■ What you need to do
Your task is to retype the lines between the line with "Rebuild this chart" and the line with "d3.scaleLinear().domain([0, 4]).range([plotBottom, plotTop]);", inclusive. Copy no pictures and no other lines.

■ Material provided
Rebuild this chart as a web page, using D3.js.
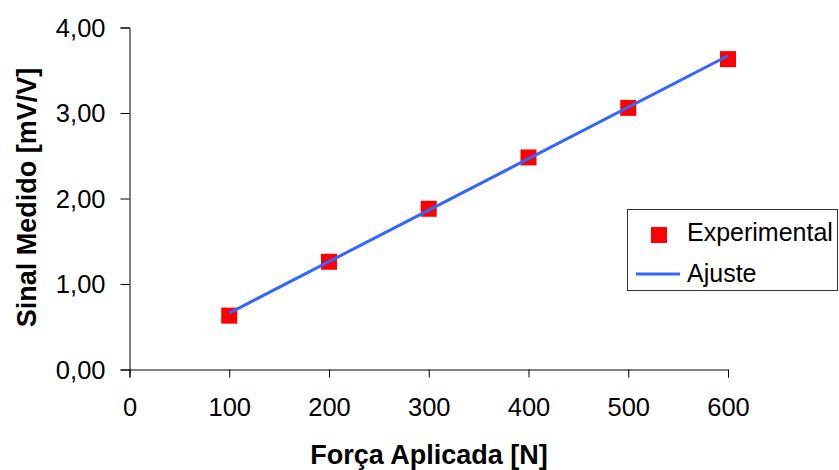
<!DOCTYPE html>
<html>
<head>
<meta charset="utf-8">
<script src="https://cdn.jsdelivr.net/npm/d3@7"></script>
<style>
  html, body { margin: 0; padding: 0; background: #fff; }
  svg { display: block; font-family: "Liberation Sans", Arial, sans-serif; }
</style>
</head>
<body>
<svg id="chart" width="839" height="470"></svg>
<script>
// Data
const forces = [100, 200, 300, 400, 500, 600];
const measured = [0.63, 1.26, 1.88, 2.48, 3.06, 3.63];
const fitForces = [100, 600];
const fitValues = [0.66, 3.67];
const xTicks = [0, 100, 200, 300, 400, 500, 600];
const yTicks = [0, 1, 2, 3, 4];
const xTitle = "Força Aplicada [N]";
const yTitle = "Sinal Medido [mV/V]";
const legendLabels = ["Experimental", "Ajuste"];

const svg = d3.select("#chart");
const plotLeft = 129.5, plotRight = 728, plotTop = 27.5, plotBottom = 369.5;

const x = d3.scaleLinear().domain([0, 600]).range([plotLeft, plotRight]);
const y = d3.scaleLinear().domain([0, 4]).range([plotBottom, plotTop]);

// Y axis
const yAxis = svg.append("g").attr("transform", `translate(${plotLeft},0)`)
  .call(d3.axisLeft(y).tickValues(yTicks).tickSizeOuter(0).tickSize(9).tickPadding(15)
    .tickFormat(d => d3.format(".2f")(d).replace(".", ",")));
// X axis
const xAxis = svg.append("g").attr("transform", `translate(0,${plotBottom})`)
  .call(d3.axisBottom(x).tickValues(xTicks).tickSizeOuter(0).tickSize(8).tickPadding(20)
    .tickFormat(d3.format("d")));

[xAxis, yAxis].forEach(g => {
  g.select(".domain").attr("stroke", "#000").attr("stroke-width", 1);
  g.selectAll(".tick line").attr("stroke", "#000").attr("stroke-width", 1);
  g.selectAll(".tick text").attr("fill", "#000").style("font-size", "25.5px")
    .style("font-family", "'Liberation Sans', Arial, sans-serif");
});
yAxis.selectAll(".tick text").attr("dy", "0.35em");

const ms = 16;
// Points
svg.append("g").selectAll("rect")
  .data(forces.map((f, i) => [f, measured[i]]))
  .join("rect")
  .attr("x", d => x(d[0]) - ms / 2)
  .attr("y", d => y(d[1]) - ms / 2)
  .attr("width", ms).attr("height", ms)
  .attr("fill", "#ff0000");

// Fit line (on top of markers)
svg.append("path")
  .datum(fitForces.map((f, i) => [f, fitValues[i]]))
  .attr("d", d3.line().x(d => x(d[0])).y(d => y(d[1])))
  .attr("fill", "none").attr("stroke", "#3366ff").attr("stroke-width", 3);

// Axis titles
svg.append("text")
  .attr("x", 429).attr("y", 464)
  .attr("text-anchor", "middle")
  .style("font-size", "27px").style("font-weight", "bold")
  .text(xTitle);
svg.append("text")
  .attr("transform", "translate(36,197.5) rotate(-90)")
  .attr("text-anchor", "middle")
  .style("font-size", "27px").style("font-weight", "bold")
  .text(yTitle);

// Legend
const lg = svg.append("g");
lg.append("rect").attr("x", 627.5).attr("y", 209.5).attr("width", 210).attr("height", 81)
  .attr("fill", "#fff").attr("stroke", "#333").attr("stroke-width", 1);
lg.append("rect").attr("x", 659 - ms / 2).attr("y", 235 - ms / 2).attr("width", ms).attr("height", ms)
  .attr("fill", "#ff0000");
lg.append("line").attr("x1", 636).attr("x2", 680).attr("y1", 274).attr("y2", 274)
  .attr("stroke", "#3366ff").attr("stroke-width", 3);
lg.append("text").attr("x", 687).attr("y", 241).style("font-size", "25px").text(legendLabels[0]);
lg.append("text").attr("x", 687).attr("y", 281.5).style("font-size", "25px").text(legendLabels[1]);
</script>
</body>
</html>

...

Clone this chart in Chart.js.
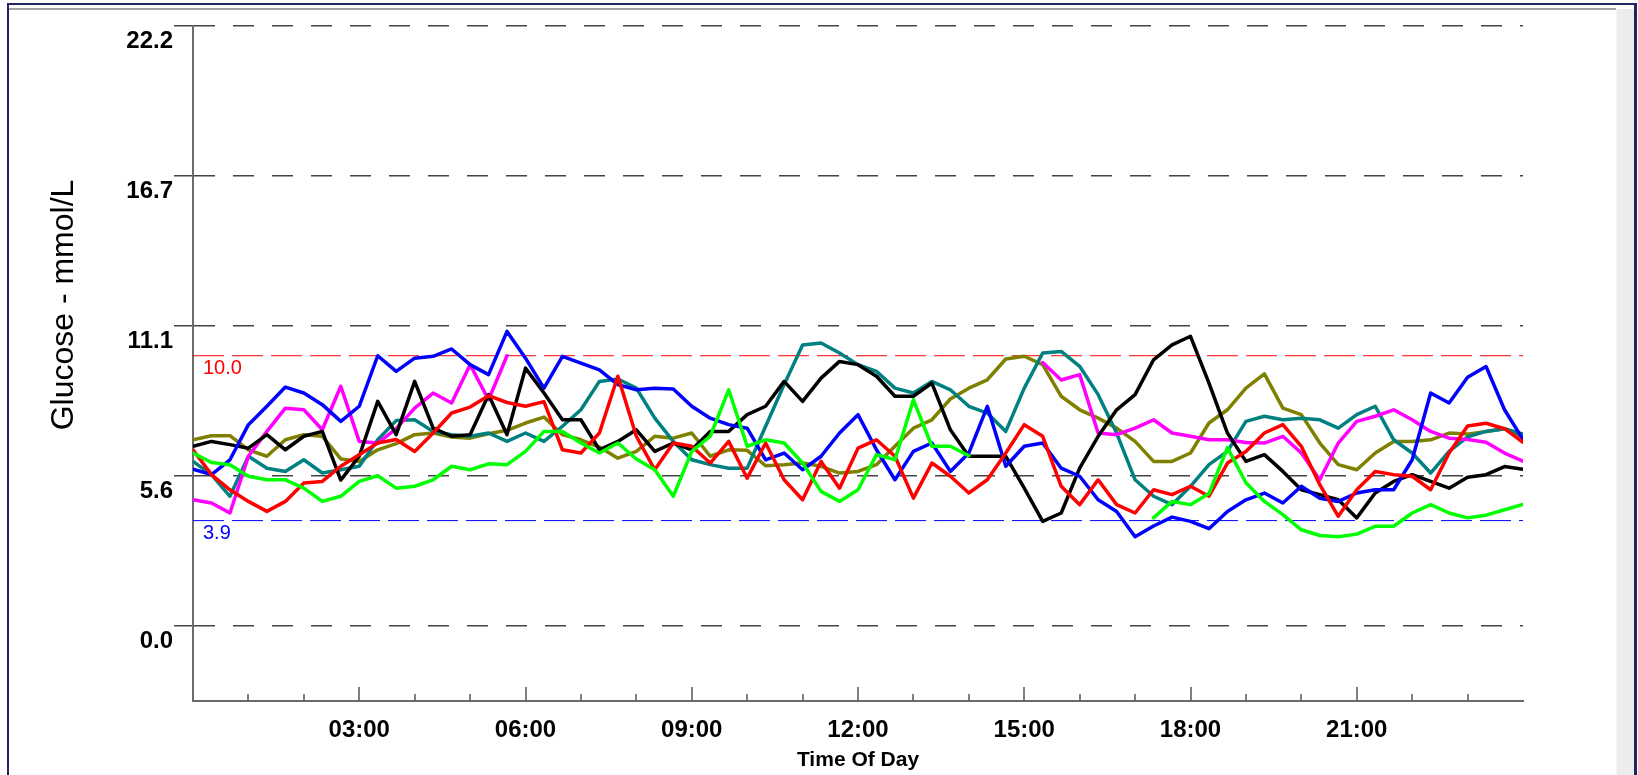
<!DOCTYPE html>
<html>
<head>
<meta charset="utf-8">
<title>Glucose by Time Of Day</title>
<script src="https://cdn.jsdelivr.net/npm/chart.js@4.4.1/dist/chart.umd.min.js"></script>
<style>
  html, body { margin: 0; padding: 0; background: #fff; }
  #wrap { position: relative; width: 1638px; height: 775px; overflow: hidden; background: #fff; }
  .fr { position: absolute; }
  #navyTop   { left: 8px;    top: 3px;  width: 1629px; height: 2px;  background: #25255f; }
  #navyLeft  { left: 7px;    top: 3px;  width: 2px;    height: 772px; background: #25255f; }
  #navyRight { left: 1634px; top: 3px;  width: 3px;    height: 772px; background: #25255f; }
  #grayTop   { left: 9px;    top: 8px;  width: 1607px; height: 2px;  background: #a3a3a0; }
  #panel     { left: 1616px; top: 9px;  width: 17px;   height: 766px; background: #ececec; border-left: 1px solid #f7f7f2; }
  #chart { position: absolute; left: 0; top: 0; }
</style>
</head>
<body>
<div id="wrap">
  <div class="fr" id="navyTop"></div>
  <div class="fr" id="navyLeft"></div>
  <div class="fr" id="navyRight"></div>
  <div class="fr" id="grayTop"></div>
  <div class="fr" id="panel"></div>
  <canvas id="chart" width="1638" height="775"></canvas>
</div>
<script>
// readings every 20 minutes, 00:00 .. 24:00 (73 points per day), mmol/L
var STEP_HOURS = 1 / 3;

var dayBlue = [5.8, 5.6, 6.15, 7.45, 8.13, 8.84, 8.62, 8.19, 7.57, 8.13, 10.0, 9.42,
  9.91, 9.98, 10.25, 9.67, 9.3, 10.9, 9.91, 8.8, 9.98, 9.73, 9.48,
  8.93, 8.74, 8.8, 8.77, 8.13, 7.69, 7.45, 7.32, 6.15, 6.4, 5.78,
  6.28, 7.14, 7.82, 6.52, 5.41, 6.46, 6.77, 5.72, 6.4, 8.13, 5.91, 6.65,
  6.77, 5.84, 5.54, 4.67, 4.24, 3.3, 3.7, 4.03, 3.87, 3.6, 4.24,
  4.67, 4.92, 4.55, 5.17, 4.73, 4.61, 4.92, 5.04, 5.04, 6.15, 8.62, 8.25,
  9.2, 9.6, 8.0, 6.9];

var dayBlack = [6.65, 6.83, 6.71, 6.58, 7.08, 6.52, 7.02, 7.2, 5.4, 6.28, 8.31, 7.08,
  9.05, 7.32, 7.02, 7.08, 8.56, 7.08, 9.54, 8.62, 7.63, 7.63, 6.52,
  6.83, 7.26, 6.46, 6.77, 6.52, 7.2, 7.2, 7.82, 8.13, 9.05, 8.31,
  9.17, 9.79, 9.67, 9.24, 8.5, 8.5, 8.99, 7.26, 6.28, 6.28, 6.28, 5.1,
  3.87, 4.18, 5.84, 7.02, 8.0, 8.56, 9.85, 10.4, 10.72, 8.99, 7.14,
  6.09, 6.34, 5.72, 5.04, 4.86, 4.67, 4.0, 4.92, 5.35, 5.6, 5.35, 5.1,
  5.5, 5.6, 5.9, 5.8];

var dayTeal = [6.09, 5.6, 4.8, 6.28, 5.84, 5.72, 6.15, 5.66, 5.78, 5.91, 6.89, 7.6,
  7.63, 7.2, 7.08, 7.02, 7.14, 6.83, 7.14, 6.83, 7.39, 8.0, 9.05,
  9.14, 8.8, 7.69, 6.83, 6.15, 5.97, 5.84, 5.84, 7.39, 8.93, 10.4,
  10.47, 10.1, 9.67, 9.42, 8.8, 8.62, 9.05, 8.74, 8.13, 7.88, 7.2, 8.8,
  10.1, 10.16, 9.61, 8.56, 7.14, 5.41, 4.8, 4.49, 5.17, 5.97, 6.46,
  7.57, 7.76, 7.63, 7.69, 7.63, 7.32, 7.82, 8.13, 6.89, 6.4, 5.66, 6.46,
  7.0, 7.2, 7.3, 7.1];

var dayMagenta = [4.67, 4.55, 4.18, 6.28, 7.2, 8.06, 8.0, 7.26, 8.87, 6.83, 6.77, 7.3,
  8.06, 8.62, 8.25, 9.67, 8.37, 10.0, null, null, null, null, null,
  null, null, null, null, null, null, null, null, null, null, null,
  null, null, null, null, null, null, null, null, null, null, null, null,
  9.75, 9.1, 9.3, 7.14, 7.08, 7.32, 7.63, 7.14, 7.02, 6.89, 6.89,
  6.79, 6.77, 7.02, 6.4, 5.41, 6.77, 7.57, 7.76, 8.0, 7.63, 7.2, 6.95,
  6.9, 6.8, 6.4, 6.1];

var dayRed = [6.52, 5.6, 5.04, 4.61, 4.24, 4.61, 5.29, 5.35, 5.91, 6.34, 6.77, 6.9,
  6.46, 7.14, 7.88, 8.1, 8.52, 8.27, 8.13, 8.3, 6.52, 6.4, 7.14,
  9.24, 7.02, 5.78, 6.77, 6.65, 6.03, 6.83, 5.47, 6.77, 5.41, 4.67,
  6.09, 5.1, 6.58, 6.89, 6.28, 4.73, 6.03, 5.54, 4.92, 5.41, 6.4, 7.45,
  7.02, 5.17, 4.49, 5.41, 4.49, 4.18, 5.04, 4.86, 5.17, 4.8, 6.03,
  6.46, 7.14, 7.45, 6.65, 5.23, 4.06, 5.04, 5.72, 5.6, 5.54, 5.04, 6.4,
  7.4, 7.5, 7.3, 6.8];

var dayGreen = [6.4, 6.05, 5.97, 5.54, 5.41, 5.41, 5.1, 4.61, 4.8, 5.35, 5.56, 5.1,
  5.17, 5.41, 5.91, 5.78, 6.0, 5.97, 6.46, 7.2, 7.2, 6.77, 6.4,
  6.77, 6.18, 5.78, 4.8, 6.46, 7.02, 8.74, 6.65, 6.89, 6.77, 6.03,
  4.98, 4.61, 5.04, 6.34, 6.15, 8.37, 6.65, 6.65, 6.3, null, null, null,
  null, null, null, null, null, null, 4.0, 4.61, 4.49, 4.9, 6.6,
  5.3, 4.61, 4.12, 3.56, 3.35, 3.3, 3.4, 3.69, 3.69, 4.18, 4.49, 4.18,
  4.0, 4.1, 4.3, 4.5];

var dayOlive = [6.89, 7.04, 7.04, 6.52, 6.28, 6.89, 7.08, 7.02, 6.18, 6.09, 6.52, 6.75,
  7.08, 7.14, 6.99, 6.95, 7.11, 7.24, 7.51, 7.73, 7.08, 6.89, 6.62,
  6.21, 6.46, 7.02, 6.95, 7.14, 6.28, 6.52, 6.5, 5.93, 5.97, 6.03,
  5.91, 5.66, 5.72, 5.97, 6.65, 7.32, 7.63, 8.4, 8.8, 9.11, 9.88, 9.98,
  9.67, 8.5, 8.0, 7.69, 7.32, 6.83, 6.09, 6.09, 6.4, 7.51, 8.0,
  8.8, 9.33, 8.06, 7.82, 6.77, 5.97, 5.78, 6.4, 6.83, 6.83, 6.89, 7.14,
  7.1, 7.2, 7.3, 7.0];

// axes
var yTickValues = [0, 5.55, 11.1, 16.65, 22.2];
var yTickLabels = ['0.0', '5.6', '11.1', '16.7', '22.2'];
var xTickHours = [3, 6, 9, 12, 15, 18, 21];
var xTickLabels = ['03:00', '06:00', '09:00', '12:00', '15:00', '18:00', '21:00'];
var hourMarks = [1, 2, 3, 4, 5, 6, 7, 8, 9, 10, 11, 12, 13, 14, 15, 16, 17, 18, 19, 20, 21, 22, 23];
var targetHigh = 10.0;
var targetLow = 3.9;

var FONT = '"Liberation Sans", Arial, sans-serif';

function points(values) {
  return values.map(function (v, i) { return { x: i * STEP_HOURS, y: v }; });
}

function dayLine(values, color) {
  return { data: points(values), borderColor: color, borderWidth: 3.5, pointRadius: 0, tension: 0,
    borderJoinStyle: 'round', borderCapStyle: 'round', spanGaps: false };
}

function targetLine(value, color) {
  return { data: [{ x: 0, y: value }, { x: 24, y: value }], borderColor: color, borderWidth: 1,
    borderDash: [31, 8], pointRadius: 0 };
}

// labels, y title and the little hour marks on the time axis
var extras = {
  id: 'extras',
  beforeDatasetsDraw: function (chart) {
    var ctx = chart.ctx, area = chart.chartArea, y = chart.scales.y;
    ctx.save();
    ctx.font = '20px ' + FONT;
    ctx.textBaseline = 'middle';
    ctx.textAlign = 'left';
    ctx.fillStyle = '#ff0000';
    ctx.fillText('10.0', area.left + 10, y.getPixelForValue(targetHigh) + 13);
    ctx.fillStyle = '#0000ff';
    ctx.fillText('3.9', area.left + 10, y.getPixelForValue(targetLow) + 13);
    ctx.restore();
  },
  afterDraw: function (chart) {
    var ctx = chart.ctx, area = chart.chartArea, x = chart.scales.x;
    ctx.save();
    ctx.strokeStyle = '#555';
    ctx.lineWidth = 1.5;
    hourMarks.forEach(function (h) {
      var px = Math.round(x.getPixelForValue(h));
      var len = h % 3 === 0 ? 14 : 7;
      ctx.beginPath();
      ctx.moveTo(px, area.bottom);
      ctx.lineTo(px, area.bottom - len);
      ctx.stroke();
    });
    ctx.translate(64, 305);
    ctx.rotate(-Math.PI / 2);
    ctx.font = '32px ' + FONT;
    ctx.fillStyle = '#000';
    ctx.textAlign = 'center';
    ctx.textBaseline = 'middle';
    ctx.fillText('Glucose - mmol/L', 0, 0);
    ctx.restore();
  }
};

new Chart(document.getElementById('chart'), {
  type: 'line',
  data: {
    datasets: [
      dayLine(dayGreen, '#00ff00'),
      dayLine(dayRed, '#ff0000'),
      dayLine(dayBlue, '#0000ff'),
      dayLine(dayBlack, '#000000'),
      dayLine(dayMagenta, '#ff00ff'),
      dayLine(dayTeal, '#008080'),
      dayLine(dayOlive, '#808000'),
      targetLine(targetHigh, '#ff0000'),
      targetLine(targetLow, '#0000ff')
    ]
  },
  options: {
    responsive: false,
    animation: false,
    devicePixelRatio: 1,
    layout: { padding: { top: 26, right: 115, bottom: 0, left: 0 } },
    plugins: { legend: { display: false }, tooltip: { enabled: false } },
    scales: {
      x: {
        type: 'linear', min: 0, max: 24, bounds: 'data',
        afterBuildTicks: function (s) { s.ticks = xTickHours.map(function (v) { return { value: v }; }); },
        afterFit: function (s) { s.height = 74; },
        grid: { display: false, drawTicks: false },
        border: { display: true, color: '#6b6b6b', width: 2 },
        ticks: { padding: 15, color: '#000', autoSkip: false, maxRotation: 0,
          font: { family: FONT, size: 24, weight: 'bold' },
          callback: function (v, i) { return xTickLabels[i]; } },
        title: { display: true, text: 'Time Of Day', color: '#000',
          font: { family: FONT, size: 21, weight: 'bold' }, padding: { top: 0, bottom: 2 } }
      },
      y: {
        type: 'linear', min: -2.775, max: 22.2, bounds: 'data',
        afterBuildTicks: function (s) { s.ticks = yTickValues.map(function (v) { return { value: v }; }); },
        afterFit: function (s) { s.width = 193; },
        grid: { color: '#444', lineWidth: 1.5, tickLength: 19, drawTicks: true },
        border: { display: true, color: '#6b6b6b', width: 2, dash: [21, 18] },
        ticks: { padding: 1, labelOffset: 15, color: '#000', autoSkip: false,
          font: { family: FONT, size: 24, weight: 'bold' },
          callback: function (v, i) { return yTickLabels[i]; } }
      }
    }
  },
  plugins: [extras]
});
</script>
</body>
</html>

■ Task solution
Rebuild this chart as a web page, using D3.js.
<!DOCTYPE html>
<html>
<head>
<meta charset="utf-8">
<script src="https://cdn.jsdelivr.net/npm/d3@7"></script>
<style>
  html, body { margin: 0; padding: 0; background: #fff; }
  svg { display: block; font-family: "Liberation Sans", Arial, sans-serif; }
</style>
</head>
<body>
<svg id="chart" width="839" height="470"></svg>
<script>
// Data
const forces = [100, 200, 300, 400, 500, 600];
const measured = [0.63, 1.26, 1.88, 2.48, 3.06, 3.63];
const fitForces = [100, 600];
const fitValues = [0.66, 3.67];
const xTicks = [0, 100, 200, 300, 400, 500, 600];
const yTicks = [0, 1, 2, 3, 4];
const xTitle = "Força Aplicada [N]";
const yTitle = "Sinal Medido [mV/V]";
const legendLabels = ["Experimental", "Ajuste"];

const svg = d3.select("#chart");
const plotLeft = 129.5, plotRight = 728, plotTop = 27.5, plotBottom = 369.5;

const x = d3.scaleLinear().domain([0, 600]).range([plotLeft, plotRight]);
const y = d3.scaleLinear().domain([0, 4]).range([plotBottom, plotTop]);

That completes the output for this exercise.